▸ **Given task**
Without the pictures, output the lines of the material from the very first through the one that holds "y_ticks = [0, 2, 4, 6, 8, 10, 12, 14]".

====== Supplied material

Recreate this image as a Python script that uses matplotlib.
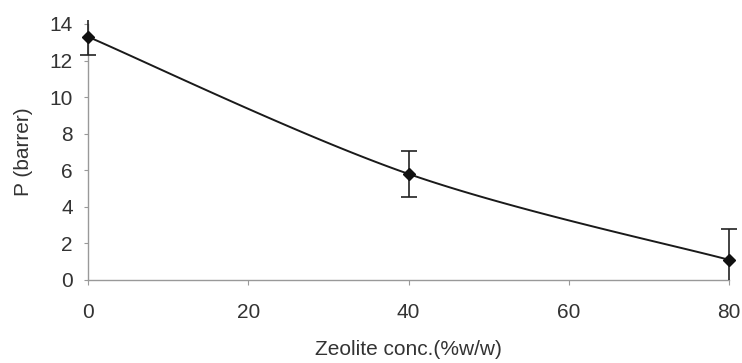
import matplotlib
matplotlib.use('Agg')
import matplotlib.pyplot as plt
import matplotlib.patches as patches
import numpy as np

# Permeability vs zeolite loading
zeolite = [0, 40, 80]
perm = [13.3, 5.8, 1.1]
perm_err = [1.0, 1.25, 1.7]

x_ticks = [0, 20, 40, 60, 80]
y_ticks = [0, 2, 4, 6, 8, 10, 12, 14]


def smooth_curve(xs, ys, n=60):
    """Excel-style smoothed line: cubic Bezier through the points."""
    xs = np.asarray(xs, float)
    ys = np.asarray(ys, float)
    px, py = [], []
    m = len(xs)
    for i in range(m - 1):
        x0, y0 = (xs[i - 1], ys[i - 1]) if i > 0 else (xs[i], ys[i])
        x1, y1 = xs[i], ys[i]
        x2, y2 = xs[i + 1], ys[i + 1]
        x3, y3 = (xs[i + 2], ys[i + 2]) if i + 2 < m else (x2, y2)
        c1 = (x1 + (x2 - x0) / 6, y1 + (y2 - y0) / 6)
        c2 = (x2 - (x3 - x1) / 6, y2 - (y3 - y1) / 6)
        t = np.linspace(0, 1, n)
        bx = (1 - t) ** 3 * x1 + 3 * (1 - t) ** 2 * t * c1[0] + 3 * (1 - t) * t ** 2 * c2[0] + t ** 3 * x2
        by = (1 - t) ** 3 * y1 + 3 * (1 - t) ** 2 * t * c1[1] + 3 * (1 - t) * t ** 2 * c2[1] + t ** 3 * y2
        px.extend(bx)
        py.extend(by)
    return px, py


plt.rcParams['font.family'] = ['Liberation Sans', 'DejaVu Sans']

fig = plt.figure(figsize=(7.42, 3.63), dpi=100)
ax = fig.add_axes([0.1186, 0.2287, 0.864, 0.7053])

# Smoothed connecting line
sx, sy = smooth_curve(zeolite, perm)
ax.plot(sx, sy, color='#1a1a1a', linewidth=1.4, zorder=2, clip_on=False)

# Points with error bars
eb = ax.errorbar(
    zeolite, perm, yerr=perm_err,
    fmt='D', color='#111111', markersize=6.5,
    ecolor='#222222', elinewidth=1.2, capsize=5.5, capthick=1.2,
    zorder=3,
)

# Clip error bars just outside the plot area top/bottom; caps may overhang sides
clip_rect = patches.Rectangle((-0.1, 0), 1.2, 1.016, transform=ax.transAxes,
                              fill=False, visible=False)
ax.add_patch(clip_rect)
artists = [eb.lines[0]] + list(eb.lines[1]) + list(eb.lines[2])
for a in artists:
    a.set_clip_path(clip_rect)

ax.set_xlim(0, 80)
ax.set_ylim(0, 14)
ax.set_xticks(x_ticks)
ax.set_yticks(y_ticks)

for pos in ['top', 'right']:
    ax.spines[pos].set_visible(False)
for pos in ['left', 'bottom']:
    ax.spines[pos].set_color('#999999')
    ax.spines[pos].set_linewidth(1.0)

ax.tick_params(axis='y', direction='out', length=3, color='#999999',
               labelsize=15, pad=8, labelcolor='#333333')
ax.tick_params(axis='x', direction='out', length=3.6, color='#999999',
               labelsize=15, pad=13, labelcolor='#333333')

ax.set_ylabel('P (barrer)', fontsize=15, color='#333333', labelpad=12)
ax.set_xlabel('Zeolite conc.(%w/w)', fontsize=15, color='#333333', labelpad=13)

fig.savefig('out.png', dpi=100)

============

▸ **Finished exercise**
Recreate this image as a Python script that uses matplotlib.
import matplotlib
matplotlib.use('Agg')
import matplotlib.pyplot as plt
import matplotlib.patches as patches
import numpy as np

# Permeability vs zeolite loading
zeolite = [0, 40, 80]
perm = [13.3, 5.8, 1.1]
perm_err = [1.0, 1.25, 1.7]

x_ticks = [0, 20, 40, 60, 80]
y_ticks = [0, 2, 4, 6, 8, 10, 12, 14]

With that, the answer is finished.